— BEGIN Stored data —

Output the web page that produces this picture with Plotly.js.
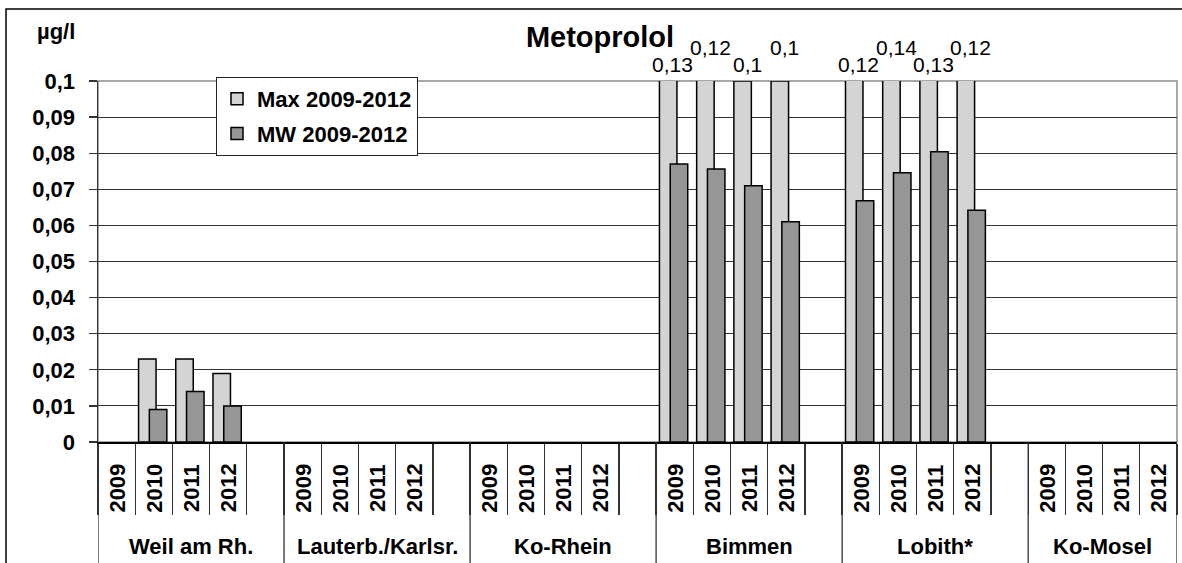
<!DOCTYPE html>
<html>
<head>
<meta charset="utf-8">
<script src="https://cdn.plot.ly/plotly-3.0.1.min.js"></script>
<style>html,body{margin:0;padding:0;background:#fff;}#chart{width:1182px;height:563px;}</style>
</head>
<body>
<div id="chart"></div>
<script>
// ---- data ----
const groups = ["Weil am Rh.", "Lauterb./Karlsr.", "Ko-Rhein", "Bimmen", "Lobith*", "Ko-Mosel"];
const years = ["2009", "2010", "2011", "2012"];
const maxWeil    = [null, 0.023, 0.023, 0.019];
const maxLauterb = [null, null, null, null];
const maxKoRhein = [null, null, null, null];
const maxBimmen  = [0.13, 0.12, 0.10, 0.10];
const maxLobith  = [0.12, 0.14, 0.13, 0.12];
const maxKoMosel = [null, null, null, null];
const mwWeil    = [null, 0.009, 0.014, 0.010];
const mwLauterb = [null, null, null, null];
const mwKoRhein = [null, null, null, null];
const mwBimmen  = [0.077, 0.0756, 0.071, 0.061];
const mwLobith  = [0.0668, 0.0746, 0.0804, 0.0642];
const mwKoMosel = [null, null, null, null];
const seriesNames = ["Max 2009-2012", "MW 2009-2012"];
const yTicks = [0, 0.01, 0.02, 0.03, 0.04, 0.05, 0.06, 0.07, 0.08, 0.09, 0.1];
const unitLabel = "µg/l";
const chartTitle = "Metoprolol";

// ---- build ----
const maxAll = [maxWeil, maxLauterb, maxKoRhein, maxBimmen, maxLobith, maxKoMosel];
const mwAll = [mwWeil, mwLauterb, mwKoRhein, mwBimmen, mwLobith, mwKoMosel];
const slotsPerGroup = years.length + 1;
const nSlots = groups.length * slotsPerGroup - 1; // last group has no trailing gap
const yMax = 0.1;
const fmt = v => String(+v.toFixed(4)).replace('.', ',');

const xs = [], maxY = [], mwY = [];
groups.forEach((g, gi) => {
  years.forEach((yr, yi) => {
    xs.push(gi * slotsPerGroup + yi + 0.5);
    maxY.push(maxAll[gi][yi]);
    mwY.push(mwAll[gi][yi]);
  });
});

const font = "Liberation Sans, Arial, sans-serif";
const bw = 0.47;
const traces = [
  {type: 'bar', name: seriesNames[0], x: xs, y: maxY, width: bw, offset: -0.41,
   marker: {color: '#D4D4D6', line: {color: '#000', width: 1.5}}, legendgroup: 'a', hoverinfo: 'x+y'},
  {type: 'bar', name: seriesNames[1], x: xs, y: mwY, width: bw, offset: -0.12,
   marker: {color: '#969696', line: {color: '#000', width: 1.5}}, legendgroup: 'b', hoverinfo: 'x+y'}
];

const H = 563, mT = 81, mB = 121, plotH = H - mT - mB;
const pY = px => (H - mB - px) / plotH; // pixel row -> paper y
const bold = {family: font, size: 22, weight: 'bold', color: '#000'};
const annotations = [];
// year labels
groups.forEach((g, gi) => {
  years.forEach((yr, yi) => {
    annotations.push({x: gi * slotsPerGroup + yi + 0.5, xref: 'x', y: pY(488), yref: 'paper',
      text: yr, textangle: -90, showarrow: false, xanchor: 'center', yanchor: 'middle', font: bold});
  });
  const x0 = gi * slotsPerGroup, x1 = Math.min(x0 + slotsPerGroup, nSlots);
  annotations.push({x: (x0 + x1) / 2, xref: 'x', y: pY(546), yref: 'paper', text: g,
    showarrow: false, xanchor: 'center', yanchor: 'middle', font: bold});
});
// value labels for clipped max bars
xs.forEach((x, i) => {
  const v = maxY[i];
  if (v != null && v >= yMax) {
    const yi = i % years.length;
    annotations.push({x: x - 0.05, xref: 'x', y: pY(yi % 2 === 0 ? 64 : 47), yref: 'paper',
      text: fmt(v), showarrow: false, xanchor: 'center', yanchor: 'middle',
      font: {family: font, size: 21, color: '#000'}});
  }
});
annotations.push({x: (56 - 98) / 1079, xref: 'paper', y: pY(32), yref: 'paper',
  text: unitLabel, showarrow: false, xanchor: 'center', yanchor: 'middle', font: bold});

const shapes = [];
// group boundaries extending to bottom
for (let gi = 0; gi <= groups.length; gi++) {
  const x = Math.min(gi * slotsPerGroup, nSlots);
  shapes.push({type: 'line', xref: 'x', yref: 'paper', x0: x, x1: x, y0: 0, y1: pY(566),
    line: {color: '#333', width: 1.3}});
}
// plot area border (top/right), gray
shapes.push({type: 'rect', xref: 'paper', yref: 'paper', x0: 0, x1: 1, y0: 0, y1: 1,
  line: {color: '#8c8c8c', width: 1.5}, layer: 'between'});
// chart outer border
shapes.push({type: 'rect', xref: 'paper', yref: 'paper', x0: (6 - 98) / 1079, x1: 1.2,
  y0: -0.6, y1: pY(9), line: {color: '#000', width: 1.5}, layer: 'below'});

const layout = {
  width: 1182, height: 563,
  margin: {l: 98, r: 5, t: mT, b: mB, pad: 0},
  paper_bgcolor: '#fff', plot_bgcolor: '#fff',
  separators: ',.',
  barmode: 'overlay',
  showlegend: true,
  title: {text: chartTitle, font: {family: font, size: 29, weight: 'bold', color: '#000'},
    xref: 'paper', x: (600 - 98) / 1079, xanchor: 'center', yref: 'container', y: 1 - 37 / 563, yanchor: 'middle'},
  xaxis: {type: 'linear', range: [0, nSlots], tickvals: Array.from({length: nSlots + 1}, (_, i) => i),
    ticks: 'outside', ticklen: 71, tickcolor: '#333', tickwidth: 1.3, showticklabels: false,
    showgrid: false, zeroline: false, showline: true, linecolor: '#000', linewidth: 1.5, fixedrange: true},
  yaxis: {range: [0, yMax], tickvals: yTicks, ticktext: yTicks.map(fmt),
    ticks: 'outside', ticklen: 8, tickcolor: '#333', tickwidth: 1.3, ticklabelstandoff: 9,
    tickfont: bold,
    showgrid: true, gridcolor: '#333', gridwidth: 1, zeroline: false,
    showline: true, linecolor: '#333', linewidth: 1.5, fixedrange: true},
  legend: {x: (216 - 98) / 1079, xanchor: 'left', y: pY(77), yanchor: 'top',
    bgcolor: '#fff', bordercolor: '#222', borderwidth: 1,
    font: bold, traceorder: 'grouped', tracegroupgap: 3},
  annotations: annotations,
  shapes: shapes
};

Plotly.newPlot('chart', traces, layout, {displayModeBar: false, staticPlot: true});
</script>
</body>
</html>
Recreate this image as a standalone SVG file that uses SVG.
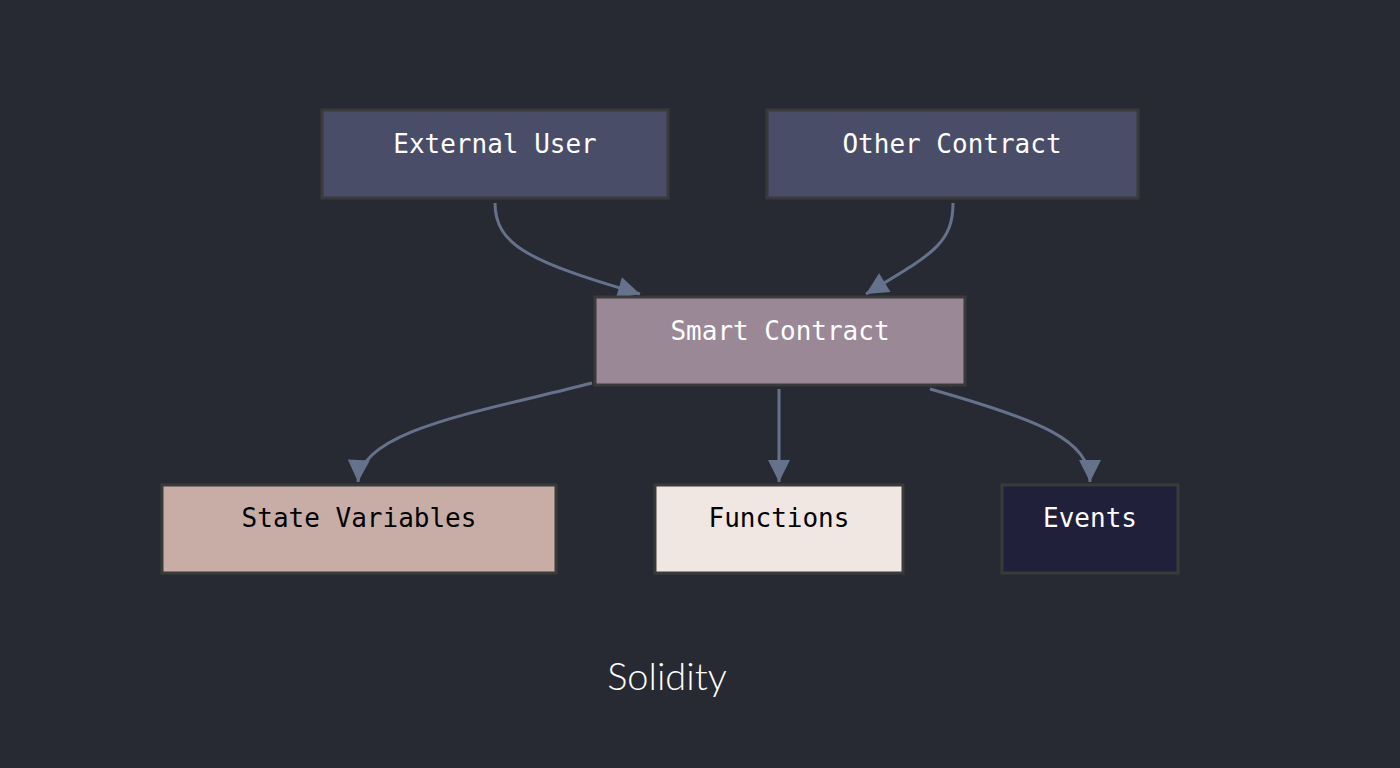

— END Stored data —

Copy every record above exactly, leaving out the pictures.

_Response for this exercise_:
Output the web page that produces this picture with Plotly.js.
<!DOCTYPE html>
<html>
<head>
<meta charset="utf-8">
<script src="https://cdn.plot.ly/plotly-3.0.1.min.js"></script>
<style>html,body{margin:0;padding:0;background:#fff;}#chart{width:1182px;height:563px;}</style>
</head>
<body>
<div id="chart"></div>
<script>
// ---- data ----
const groups = ["Weil am Rh.", "Lauterb./Karlsr.", "Ko-Rhein", "Bimmen", "Lobith*", "Ko-Mosel"];
const years = ["2009", "2010", "2011", "2012"];
const maxWeil    = [null, 0.023, 0.023, 0.019];
const maxLauterb = [null, null, null, null];
const maxKoRhein = [null, null, null, null];
const maxBimmen  = [0.13, 0.12, 0.10, 0.10];
const maxLobith  = [0.12, 0.14, 0.13, 0.12];
const maxKoMosel = [null, null, null, null];
const mwWeil    = [null, 0.009, 0.014, 0.010];
const mwLauterb = [null, null, null, null];
const mwKoRhein = [null, null, null, null];
const mwBimmen  = [0.077, 0.0756, 0.071, 0.061];
const mwLobith  = [0.0668, 0.0746, 0.0804, 0.0642];
const mwKoMosel = [null, null, null, null];
const seriesNames = ["Max 2009-2012", "MW 2009-2012"];
const yTicks = [0, 0.01, 0.02, 0.03, 0.04, 0.05, 0.06, 0.07, 0.08, 0.09, 0.1];
const unitLabel = "µg/l";
const chartTitle = "Metoprolol";

// ---- build ----
const maxAll = [maxWeil, maxLauterb, maxKoRhein, maxBimmen, maxLobith, maxKoMosel];
const mwAll = [mwWeil, mwLauterb, mwKoRhein, mwBimmen, mwLobith, mwKoMosel];
const slotsPerGroup = years.length + 1;
const nSlots = groups.length * slotsPerGroup - 1; // last group has no trailing gap
const yMax = 0.1;
const fmt = v => String(+v.toFixed(4)).replace('.', ',');

const xs = [], maxY = [], mwY = [];
groups.forEach((g, gi) => {
  years.forEach((yr, yi) => {
    xs.push(gi * slotsPerGroup + yi + 0.5);
    maxY.push(maxAll[gi][yi]);
    mwY.push(mwAll[gi][yi]);
  });
});

const font = "Liberation Sans, Arial, sans-serif";
const bw = 0.47;
const traces = [
  {type: 'bar', name: seriesNames[0], x: xs, y: maxY, width: bw, offset: -0.41,
   marker: {color: '#D4D4D6', line: {color: '#000', width: 1.5}}, legendgroup: 'a', hoverinfo: 'x+y'},
  {type: 'bar', name: seriesNames[1], x: xs, y: mwY, width: bw, offset: -0.12,
   marker: {color: '#969696', line: {color: '#000', width: 1.5}}, legendgroup: 'b', hoverinfo: 'x+y'}
];

const H = 563, mT = 81, mB = 121, plotH = H - mT - mB;
const pY = px => (H - mB - px) / plotH; // pixel row -> paper y
const bold = {family: font, size: 22, weight: 'bold', color: '#000'};
const annotations = [];
// year labels
groups.forEach((g, gi) => {
  years.forEach((yr, yi) => {
    annotations.push({x: gi * slotsPerGroup + yi + 0.5, xref: 'x', y: pY(488), yref: 'paper',
      text: yr, textangle: -90, showarrow: false, xanchor: 'center', yanchor: 'middle', font: bold});
  });
  const x0 = gi * slotsPerGroup, x1 = Math.min(x0 + slotsPerGroup, nSlots);
  annotations.push({x: (x0 + x1) / 2, xref: 'x', y: pY(546), yref: 'paper', text: g,
    showarrow: false, xanchor: 'center', yanchor: 'middle', font: bold});
});
// value labels for clipped max bars
xs.forEach((x, i) => {
  const v = maxY[i];
  if (v != null && v >= yMax) {
    const yi = i % years.length;
    annotations.push({x: x - 0.05, xref: 'x', y: pY(yi % 2 === 0 ? 64 : 47), yref: 'paper',
      text: fmt(v), showarrow: false, xanchor: 'center', yanchor: 'middle',
      font: {family: font, size: 21, color: '#000'}});
  }
});
annotations.push({x: (56 - 98) / 1079, xref: 'paper', y: pY(32), yref: 'paper',
  text: unitLabel, showarrow: false, xanchor: 'center', yanchor: 'middle', font: bold});

const shapes = [];
// group boundaries extending to bottom
for (let gi = 0; gi <= groups.length; gi++) {
  const x = Math.min(gi * slotsPerGroup, nSlots);
  shapes.push({type: 'line', xref: 'x', yref: 'paper', x0: x, x1: x, y0: 0, y1: pY(566),
    line: {color: '#333', width: 1.3}});
}
// plot area border (top/right), gray
shapes.push({type: 'rect', xref: 'paper', yref: 'paper', x0: 0, x1: 1, y0: 0, y1: 1,
  line: {color: '#8c8c8c', width: 1.5}, layer: 'between'});
// chart outer border
shapes.push({type: 'rect', xref: 'paper', yref: 'paper', x0: (6 - 98) / 1079, x1: 1.2,
  y0: -0.6, y1: pY(9), line: {color: '#000', width: 1.5}, layer: 'below'});

const layout = {
  width: 1182, height: 563,
  margin: {l: 98, r: 5, t: mT, b: mB, pad: 0},
  paper_bgcolor: '#fff', plot_bgcolor: '#fff',
  separators: ',.',
  barmode: 'overlay',
  showlegend: true,
  title: {text: chartTitle, font: {family: font, size: 29, weight: 'bold', color: '#000'},
    xref: 'paper', x: (600 - 98) / 1079, xanchor: 'center', yref: 'container', y: 1 - 37 / 563, yanchor: 'middle'},
  xaxis: {type: 'linear', range: [0, nSlots], tickvals: Array.from({length: nSlots + 1}, (_, i) => i),
    ticks: 'outside', ticklen: 71, tickcolor: '#333', tickwidth: 1.3, showticklabels: false,
    showgrid: false, zeroline: false, showline: true, linecolor: '#000', linewidth: 1.5, fixedrange: true},
  yaxis: {range: [0, yMax], tickvals: yTicks, ticktext: yTicks.map(fmt),
    ticks: 'outside', ticklen: 8, tickcolor: '#333', tickwidth: 1.3, ticklabelstandoff: 9,
    tickfont: bold,
    showgrid: true, gridcolor: '#333', gridwidth: 1, zeroline: false,
    showline: true, linecolor: '#333', linewidth: 1.5, fixedrange: true},
  legend: {x: (216 - 98) / 1079, xanchor: 'left', y: pY(77), yanchor: 'top',
    bgcolor: '#fff', bordercolor: '#222', borderwidth: 1,
    font: bold, traceorder: 'grouped', tracegroupgap: 3},
  annotations: annotations,
  shapes: shapes
};

Plotly.newPlot('chart', traces, layout, {displayModeBar: false, staticPlot: true});
</script>
</body>
</html>
Recreate this image as a standalone SVG file that uses SVG.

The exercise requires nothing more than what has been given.